Estas são algumas das expressões que oiço quando estou a fazer oficinas de filosofia com crianças ou jovens. Oiço estas expressões da parte de alguns professores e de algumas professoras que, desta forma, apressam as crianças para dizer alguma coisa. Note-se que não oiço sempre, em todas as oficinas. Ainda assim, gostaria de pensar um pouco sobre estas atitudes e expressões e de como podem ser um obstáculo à escuta. 

 

[Escutamos verdadeiramente?]

As oficinas de filosofia e de diálogo assentam num compromisso para pensar e investigar alguma coisa em conjunto. As oficinas vivem do pensamento colaborativo e assentam na prática da escuta. Escutar parece ser algo banal, de todos os dias.
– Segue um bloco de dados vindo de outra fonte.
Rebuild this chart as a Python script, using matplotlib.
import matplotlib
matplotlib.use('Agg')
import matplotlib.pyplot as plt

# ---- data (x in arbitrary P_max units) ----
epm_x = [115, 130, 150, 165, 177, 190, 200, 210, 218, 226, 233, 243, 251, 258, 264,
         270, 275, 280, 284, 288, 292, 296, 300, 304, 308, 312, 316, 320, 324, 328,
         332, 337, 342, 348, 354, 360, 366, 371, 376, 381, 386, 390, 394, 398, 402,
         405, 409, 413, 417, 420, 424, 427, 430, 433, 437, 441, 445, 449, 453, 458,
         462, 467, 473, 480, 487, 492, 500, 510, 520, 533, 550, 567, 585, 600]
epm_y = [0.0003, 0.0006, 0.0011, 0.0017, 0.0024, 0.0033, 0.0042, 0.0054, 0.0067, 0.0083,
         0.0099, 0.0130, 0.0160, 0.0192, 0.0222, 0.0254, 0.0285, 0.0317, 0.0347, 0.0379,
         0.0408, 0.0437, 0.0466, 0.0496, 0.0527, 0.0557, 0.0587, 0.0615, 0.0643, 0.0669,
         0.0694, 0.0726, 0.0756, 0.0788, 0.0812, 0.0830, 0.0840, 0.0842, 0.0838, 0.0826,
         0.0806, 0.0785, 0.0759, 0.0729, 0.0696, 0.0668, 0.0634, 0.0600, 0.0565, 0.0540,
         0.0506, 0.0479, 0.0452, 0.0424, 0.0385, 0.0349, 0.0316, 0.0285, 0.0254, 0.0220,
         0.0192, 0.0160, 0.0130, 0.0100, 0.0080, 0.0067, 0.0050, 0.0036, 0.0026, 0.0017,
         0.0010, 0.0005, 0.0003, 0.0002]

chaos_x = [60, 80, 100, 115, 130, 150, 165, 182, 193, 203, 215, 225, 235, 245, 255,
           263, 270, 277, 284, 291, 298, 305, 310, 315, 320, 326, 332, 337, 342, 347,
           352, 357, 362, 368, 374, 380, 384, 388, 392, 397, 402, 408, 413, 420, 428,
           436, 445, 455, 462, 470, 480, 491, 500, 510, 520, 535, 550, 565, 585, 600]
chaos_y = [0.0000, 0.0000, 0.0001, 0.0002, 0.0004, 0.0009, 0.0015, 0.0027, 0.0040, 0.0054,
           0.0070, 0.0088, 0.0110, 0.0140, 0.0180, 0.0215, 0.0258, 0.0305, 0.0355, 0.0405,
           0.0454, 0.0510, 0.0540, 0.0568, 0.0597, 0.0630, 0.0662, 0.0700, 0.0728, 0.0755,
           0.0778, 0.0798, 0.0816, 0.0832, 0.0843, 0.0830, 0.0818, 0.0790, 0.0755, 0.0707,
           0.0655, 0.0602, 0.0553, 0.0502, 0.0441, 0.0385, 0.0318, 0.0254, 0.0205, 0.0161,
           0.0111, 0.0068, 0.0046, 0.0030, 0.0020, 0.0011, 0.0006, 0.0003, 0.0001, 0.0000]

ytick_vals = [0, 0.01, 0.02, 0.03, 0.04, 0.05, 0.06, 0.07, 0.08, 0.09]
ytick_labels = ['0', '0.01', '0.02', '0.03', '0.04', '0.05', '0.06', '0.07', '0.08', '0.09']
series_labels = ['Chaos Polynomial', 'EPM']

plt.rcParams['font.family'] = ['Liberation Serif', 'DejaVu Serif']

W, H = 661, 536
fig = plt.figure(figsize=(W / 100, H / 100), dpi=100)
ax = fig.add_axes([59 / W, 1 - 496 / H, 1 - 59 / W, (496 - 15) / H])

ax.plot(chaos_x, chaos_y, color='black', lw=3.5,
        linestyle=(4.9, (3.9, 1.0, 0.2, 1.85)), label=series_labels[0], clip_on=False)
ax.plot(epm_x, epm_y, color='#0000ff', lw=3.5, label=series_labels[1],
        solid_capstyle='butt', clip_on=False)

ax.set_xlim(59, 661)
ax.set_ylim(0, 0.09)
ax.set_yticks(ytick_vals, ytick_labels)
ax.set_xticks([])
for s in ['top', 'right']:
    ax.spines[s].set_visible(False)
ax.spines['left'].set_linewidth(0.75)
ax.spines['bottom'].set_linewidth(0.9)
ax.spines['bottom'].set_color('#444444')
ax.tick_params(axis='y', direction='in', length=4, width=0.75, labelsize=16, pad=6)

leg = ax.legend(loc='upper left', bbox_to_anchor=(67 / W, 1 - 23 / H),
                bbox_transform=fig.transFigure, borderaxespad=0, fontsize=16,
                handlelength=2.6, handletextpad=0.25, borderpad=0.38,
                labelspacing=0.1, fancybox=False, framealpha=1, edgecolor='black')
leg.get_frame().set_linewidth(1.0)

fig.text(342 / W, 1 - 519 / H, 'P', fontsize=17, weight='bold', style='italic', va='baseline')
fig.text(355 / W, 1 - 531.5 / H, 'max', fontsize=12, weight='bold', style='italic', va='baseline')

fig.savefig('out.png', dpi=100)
Será que prestamos atenção a essa escuta?

Nas oficinas procuro modelar uma atitude de escuta e de atenção às palavras de cada pessoa que participa. Porém, não falamos o tempo todo, pelo que essa atenção também deve cuidar do silêncio e do tempo que cada pessoa precisa para pensar. Cada pessoa terá o seu ritmo de pensamento e, como estas oficinas não são um concurso televisivo onde há 30 segundos para responder, é preciso respeitar esse ritmo de pensamento. Há quem pense em voz alta e comece a arriscar o pensamento com palavras; há quem pense em silêncio.

 

[Como praticar a escuta?]

É difícil explicar como praticar a escuta. Começo por dizer: fale menos e escute mais. Mas depois o aluno diz coisas de forma atabalhoada e queremos corrrigir. Ou não alinhou bem o tempo da frase. Ah, pior, está a dizer uma coisa errada. Ou então está a demorar muito a dar a resposta. Quando damos conta estamos a interromper ou falar por cima ou até a apressar uma resposta por parte do aluno ou da aluna.

O risco de deixarmos a criança falar sem interromper traduz-se em abdicar de tempo que poderia ser preenchido com outras coisas que o/a professor/a considera importante.
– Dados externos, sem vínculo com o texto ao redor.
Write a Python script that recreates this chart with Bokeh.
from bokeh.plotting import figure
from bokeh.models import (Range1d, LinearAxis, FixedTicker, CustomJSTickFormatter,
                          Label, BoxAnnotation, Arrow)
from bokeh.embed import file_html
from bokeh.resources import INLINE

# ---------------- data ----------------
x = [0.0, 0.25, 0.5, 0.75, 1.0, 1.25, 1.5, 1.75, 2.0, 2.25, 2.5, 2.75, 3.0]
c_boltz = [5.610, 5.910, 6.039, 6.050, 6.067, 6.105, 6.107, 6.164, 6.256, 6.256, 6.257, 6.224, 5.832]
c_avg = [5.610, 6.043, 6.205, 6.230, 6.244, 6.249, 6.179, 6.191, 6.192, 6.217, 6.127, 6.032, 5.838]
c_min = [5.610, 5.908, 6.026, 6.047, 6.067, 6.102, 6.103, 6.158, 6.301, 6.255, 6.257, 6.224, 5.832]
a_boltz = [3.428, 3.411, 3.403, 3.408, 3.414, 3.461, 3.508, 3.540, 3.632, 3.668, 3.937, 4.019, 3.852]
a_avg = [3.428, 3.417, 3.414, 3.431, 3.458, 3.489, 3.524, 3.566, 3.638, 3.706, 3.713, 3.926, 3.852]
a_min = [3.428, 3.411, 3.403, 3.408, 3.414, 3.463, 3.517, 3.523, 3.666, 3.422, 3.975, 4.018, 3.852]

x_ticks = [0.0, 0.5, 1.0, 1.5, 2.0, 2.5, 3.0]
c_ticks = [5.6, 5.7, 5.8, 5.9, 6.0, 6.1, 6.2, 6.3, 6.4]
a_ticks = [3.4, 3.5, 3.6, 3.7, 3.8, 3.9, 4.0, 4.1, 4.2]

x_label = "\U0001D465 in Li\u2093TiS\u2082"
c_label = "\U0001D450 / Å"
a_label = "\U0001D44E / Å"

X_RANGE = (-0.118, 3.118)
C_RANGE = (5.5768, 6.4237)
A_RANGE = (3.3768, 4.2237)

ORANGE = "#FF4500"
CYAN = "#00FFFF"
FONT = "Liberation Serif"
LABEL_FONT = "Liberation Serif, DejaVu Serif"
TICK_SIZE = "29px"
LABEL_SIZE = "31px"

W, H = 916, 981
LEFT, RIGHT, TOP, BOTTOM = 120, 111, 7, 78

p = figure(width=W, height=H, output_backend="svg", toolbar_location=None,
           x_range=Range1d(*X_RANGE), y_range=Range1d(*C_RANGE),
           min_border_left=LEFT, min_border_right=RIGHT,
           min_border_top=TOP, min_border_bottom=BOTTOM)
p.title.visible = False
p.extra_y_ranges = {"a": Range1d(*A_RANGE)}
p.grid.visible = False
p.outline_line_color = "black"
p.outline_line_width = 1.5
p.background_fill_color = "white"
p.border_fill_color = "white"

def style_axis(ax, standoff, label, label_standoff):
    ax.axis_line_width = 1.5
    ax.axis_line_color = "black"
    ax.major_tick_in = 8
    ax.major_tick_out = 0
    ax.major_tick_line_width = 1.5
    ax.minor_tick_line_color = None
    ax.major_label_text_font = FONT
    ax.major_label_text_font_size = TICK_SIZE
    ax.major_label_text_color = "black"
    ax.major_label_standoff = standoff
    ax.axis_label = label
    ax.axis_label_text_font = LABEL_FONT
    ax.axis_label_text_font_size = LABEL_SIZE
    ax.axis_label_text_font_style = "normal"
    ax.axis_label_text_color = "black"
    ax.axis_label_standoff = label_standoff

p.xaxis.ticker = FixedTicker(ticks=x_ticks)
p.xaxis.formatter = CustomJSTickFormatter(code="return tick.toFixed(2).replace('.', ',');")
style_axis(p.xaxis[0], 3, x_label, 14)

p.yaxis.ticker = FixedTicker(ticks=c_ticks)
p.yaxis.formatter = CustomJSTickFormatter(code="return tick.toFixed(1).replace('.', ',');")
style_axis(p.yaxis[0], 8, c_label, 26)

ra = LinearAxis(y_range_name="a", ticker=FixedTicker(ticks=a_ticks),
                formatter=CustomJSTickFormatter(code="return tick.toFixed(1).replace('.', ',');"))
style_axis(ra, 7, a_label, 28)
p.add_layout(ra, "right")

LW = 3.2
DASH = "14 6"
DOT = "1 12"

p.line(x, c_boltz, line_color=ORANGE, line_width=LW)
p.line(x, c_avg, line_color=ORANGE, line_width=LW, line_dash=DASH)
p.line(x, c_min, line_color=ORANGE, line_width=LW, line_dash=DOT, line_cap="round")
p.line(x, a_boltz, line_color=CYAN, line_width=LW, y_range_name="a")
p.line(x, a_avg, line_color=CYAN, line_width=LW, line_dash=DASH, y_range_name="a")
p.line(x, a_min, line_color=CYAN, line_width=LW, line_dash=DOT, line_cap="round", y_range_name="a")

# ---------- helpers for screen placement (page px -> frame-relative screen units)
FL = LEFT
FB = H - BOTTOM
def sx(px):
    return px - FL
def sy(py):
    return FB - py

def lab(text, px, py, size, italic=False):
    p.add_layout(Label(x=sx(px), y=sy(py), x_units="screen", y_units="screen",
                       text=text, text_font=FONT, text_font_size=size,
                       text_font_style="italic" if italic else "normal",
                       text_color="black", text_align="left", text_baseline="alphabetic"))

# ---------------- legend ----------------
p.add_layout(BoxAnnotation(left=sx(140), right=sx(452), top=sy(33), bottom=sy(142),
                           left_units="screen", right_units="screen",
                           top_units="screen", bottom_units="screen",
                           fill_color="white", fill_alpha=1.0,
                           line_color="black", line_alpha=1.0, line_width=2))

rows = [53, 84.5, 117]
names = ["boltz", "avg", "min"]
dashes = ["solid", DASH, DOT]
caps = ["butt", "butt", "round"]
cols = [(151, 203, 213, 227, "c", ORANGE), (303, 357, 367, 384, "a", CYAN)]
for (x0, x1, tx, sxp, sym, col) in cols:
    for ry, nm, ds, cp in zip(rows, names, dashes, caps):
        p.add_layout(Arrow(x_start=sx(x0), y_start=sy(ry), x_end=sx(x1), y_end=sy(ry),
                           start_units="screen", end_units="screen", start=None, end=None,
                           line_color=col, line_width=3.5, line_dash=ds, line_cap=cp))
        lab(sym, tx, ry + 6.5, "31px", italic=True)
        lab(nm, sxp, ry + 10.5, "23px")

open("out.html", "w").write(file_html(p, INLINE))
Numa oficina de filosofia a vez e a voz é distribuída o mais possível por todas as pessoas que decidem participar.  Uma das primeiras atitudes que menciono como fundamental para o desenvolvimento das oficinas é não ter pressa. Dito de outra forma,  dar tempo para que o pensamento aconteça. 

Defendo que as pessoas adultas na sala devem procurar modelar a escuta. Isso implicar estar perante uma espécie de abismo (o tempo do silêncio de que a criança precisa para pensar e depois falar) e dar um passo em frente.

Numa oficina de filosofia surgem perguntas, respostas, ideias inesperadas. Procuramos pensar as coisas pela primeira vez, num exercício de espanto. A incerteza faz parte deste processo de resolução da opacidade (António de Castro Caeiro).